Why stories at the heart of communities matter
To quote Shakespeare “The pen is mightier than the sword’.
I’m passionate about the power and potential of the written word to change the world. Although I’d like to widen Shakespeare’s sentiment and claim that ‘stories are mightier than swords.’
To share some examples, the number of mature women returning to education significantly increased after the film Educating Rita was released. While many of us will be familiar with the rapid sign ups for SNP membership after film audiences poured out of cinemas fresh with the impact of Braveheart in their own hearts.
I’m part of the Story Weaver team at Scottish Communities Climate Action Network. With far less budget, we have a remit to tell 1000 Better Stories, which shine a light on the good news and positive stories of community action against a changing climate. In doing so we aim to show that a better future is not only possible, but that many people at a community level are undertaking a whole heap of inspirational work to make it a reality.
However, I believe there is something more powerful that can be achieved through story and community, and that inspiration lies in our pre industrial past. In the century that followed the Battle of Culloden, landowners ‘cleared’ the Scottish Highlands and Islands of most of its crofting communities through mass evictions. Communities and their way of life fell apart as residents scattered into new lives elsewhere. With no coherent community to be part of, the role of the bards, storytellers and tradition bearers that had formally been at the heart of community life became redundant. The oral histories they once held became lost. The ability for people to document the story of their lives went along with it. Community stories weren’t only about each other, but also held narratives of their relationship with the land and nature – an equal and important member of any community. Post clearances, stories of the past passed into institutions in far off urban areas. While the ‘story’ of a community’s relationship with nature passed into the voices of ‘experts’ speaking on their behalf.
Stories are also an important part of national narratives and countries and people defining and knowing who they are and where they came from. Hitler understood the power of story on a national level when he planned the so called Baedeker raids in 1942. Through these raids he aimed to dent British morale by destroying the nation’s most historic cites and landmarks. The Nazis carried out air attacks on cities such as Bath and York all of which feature in the popular German travel guide Baedeker, which the raids are named after. The Nazis knew that nations can not only be destroyed by disabling infrastructure, but also by wiping out the stories through which their population defines itself. Which of course raises the question of who is telling the story of nationhood that we all buy into.
I believe that if you know and understand the past and have voice in the present, you can also have agency in the future. And that this is especially important for communities and the climate crisis we are all facing. As part of their response to the covid-19 pandemic the Scottish Government poured funding for culture into communities through their Culture Collective programme which Open Road is part of. Initially to help recovery, but subsequently because the impact and potential of this work has been proven and recently won The Stage award for best community project. With this funding some parts of Scotland are bringing back the role of community storyteller or tradition bearer. Community theatre and storytellers in residence projects have been delivered across Scotland.
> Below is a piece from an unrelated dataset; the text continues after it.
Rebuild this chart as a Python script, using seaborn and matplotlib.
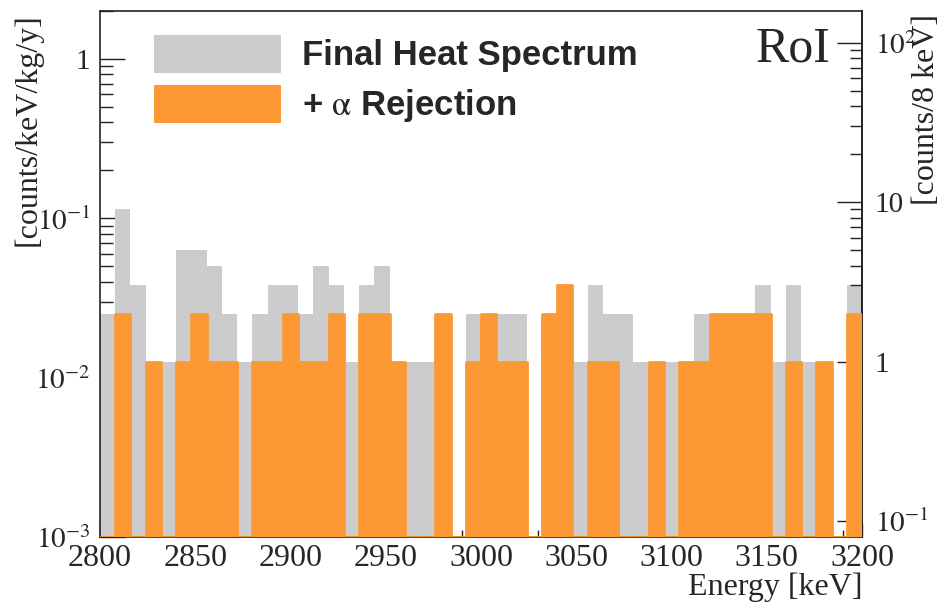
import numpy as np
import pandas as pd
import seaborn as sns
import matplotlib.pyplot as plt
from matplotlib.patches import Patch
from matplotlib.ticker import LogLocator, MultipleLocator, FuncFormatter, NullFormatter

# Binning of the region of interest and detector exposure
E_MIN, E_MAX, BIN_WIDTH = 2800, 3200, 8
EXPOSURE = 9.9  # kg*y

# Events per 8 keV bin, 2800-3200 keV
heat_counts = [2, 9, 3, 1, 1, 5, 5, 4, 2, 1,
               2, 3, 3, 2, 4, 3, 1, 3, 4, 1,
               1, 1, 2, 0, 2, 2, 2, 2, 0, 2,
               3, 1, 3, 2, 2, 1, 1, 1, 1, 2,
               2, 2, 2, 3, 1, 3, 1, 1, 0, 3]
alpha_rejected_counts = [0, 2, 0, 1, 0, 1, 2, 1, 1, 0,
                         1, 1, 2, 1, 1, 2, 0, 2, 2, 1,
                         0, 0, 2, 0, 1, 2, 1, 1, 0, 2,
                         3, 0, 1, 1, 0, 0, 1, 0, 1, 1,
                         2, 2, 2, 2, 0, 1, 0, 1, 0, 2]

series_labels = ["Final Heat Spectrum", r"+ $\mathrm{\alpha}$ Rejection"]
GREY = "#cccccc"
ORANGE = "#fd9934"
Y_MIN, Y_MAX = 1e-3, 2.0
X_TICK_SIZE = 23
Y_TICK_SIZE = 21
LABEL_SIZE = 23

edges = np.arange(E_MIN, E_MAX + BIN_WIDTH, BIN_WIDTH)
bin_edges = edges.tolist()
centers = edges[:-1] + BIN_WIDTH / 2
per_count = 1.0 / (BIN_WIDTH * EXPOSURE)  # counts/keV/kg/y for one event in a bin

df = pd.DataFrame({
    "energy": centers,
    "heat": np.array(heat_counts) * per_count,
    "alpha": np.array(alpha_rejected_counts) * per_count,
})
df["alpha_outline"] = np.maximum(df["alpha"], Y_MIN)

sns.set_style("ticks")
plt.rcParams["font.family"] = ["Liberation Serif", "DejaVu Serif"]
plt.rcParams["mathtext.fontset"] = "stix"

fig = plt.figure(figsize=(9.41, 6.05), dpi=100)
ax = fig.add_axes([100 / 941, 1 - 537 / 605, 762 / 941, 526 / 605])

# Filled histograms: heat spectrum below, alpha-rejected spectrum on top of the axis ticks
sns.histplot(data=df, x="energy", weights="heat", bins=bin_edges, element="step",
             fill=True, color=GREY, alpha=1, linewidth=0, zorder=1, ax=ax)
sns.histplot(data=df, x="energy", weights="alpha", bins=bin_edges, element="step",
             fill=True, color=ORANGE, alpha=1, linewidth=0, zorder=3, ax=ax)
# Outline of the alpha-rejected histogram, empty bins running along the bottom
sns.histplot(data=df, x="energy", weights="alpha_outline", bins=bin_edges,
             element="step", fill=False, color=ORANGE, linewidth=2, zorder=3.1, ax=ax)

ax.set_yscale("log")
ax.set_xlim(E_MIN, E_MAX)
ax.set_ylim(Y_MIN, Y_MAX)


def root_log_label(v, pos):
    e = int(round(np.log10(v)))
    if e == 0:
        return "1"
    if e == 1:
        return "10"
    return rf"$10^{{{e}}}$"


ax.xaxis.set_major_locator(MultipleLocator(50))
ax.xaxis.set_minor_locator(MultipleLocator(10))
ax.yaxis.set_major_locator(LogLocator(base=10, numticks=10))
ax.yaxis.set_minor_locator(LogLocator(base=10, subs=np.arange(2, 10), numticks=20))
ax.yaxis.set_major_formatter(FuncFormatter(root_log_label))
ax.yaxis.set_minor_formatter(NullFormatter())

ax.tick_params(axis="y", which="major", direction="in", length=18, width=1,
               labelsize=Y_TICK_SIZE, pad=7, right=False, color="#222222")
ax.tick_params(axis="y", which="minor", direction="in", length=9, width=1,
               right=False, color="#222222")
ax.tick_params(axis="x", which="major", direction="in", length=10, width=1,
               labelsize=X_TICK_SIZE, pad=5, top=False, color="#222222")
ax.tick_params(axis="x", which="minor", direction="in", length=5, width=1,
               top=False, color="#222222")

for sp in ax.spines.values():
    sp.set_color("#222222")
    sp.set_linewidth(1.2)
    sp.set_visible(True)

# Right-hand axis in counts per 8 keV bin
sec = ax.secondary_yaxis("right", functions=(lambda r: r / per_count,
                                             lambda c: c * per_count))
sec.set_zorder(2.6)
sec.yaxis.set_major_locator(LogLocator(base=10, numticks=10))
sec.yaxis.set_minor_locator(LogLocator(base=10, subs=np.arange(2, 10), numticks=20))
sec.yaxis.set_major_formatter(FuncFormatter(root_log_label))
sec.yaxis.set_minor_formatter(NullFormatter())
sec.tick_params(axis="y", which="major", direction="in", length=18, width=1,
                labelsize=Y_TICK_SIZE, pad=9, color="#222222")
sec.tick_params(axis="y", which="minor", direction="in", length=9, width=1,
                color="#222222")
sec.spines["right"].set_color("#222222")
sec.spines["right"].set_linewidth(1.2)

ax.set_xlabel("Energy [keV]", fontsize=LABEL_SIZE)
ax.xaxis.set_label_coords(1.0, -0.110)
ax.xaxis.label.set_ha("right")
ax.xaxis.label.set_va("baseline")

ax.set_ylabel("[counts/keV/kg/y]", fontsize=LABEL_SIZE)
ax.yaxis.set_label_coords(-0.095, 0.996)
ax.yaxis.label.set_rotation_mode("anchor")
ax.yaxis.label.set_ha("right")
ax.yaxis.label.set_va("center")

sec.set_ylabel("[counts/8 keV]", fontsize=LABEL_SIZE)
sec.yaxis.set_label_coords(1.084, 0.994, transform=ax.transAxes)
sec.yaxis.label.set_rotation(90)
sec.yaxis.label.set_rotation_mode("anchor")
sec.yaxis.label.set_ha("right")
sec.yaxis.label.set_va("center")

handles = [Patch(facecolor=GREY, edgecolor="none", label=series_labels[0]),
           Patch(facecolor=ORANGE, edgecolor="none", label=series_labels[1])]
ax.legend(handles=handles, loc="upper left", bbox_to_anchor=(0.0709, 0.955),
          frameon=False, prop={"family": "Liberation Sans", "weight": "bold", "size": 25},
          handlelength=3.65, handleheight=1.3, handletextpad=0.62, labelspacing=0.35,
          borderpad=0, borderaxespad=0)

ax.text(0.958, 0.927, "RoI", transform=ax.transAxes, ha="right", va="center",
        fontsize=36, family="Liberation Serif")

fig.savefig("out.png", dpi=100)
As part of our Culture Collective project Safe Harbour Open Sea, we hosted a storyteller in residence in the coastal community of Fittie in Aberdeen. More powerful still in terms of building better futures are oral future projects which introduce the concept of the past, present and future as a continuous narrative. One in which individuals and communities can have voice within.
Long may the Scottish Government invest funding for culture into the heart of communities. I hope it will enable more projects that bring ownership of, and agency within, story back into community life and structure – both rural and urban. And that none will forget to include the voice of nature as a valued member of community life and give it voice in their story of the future.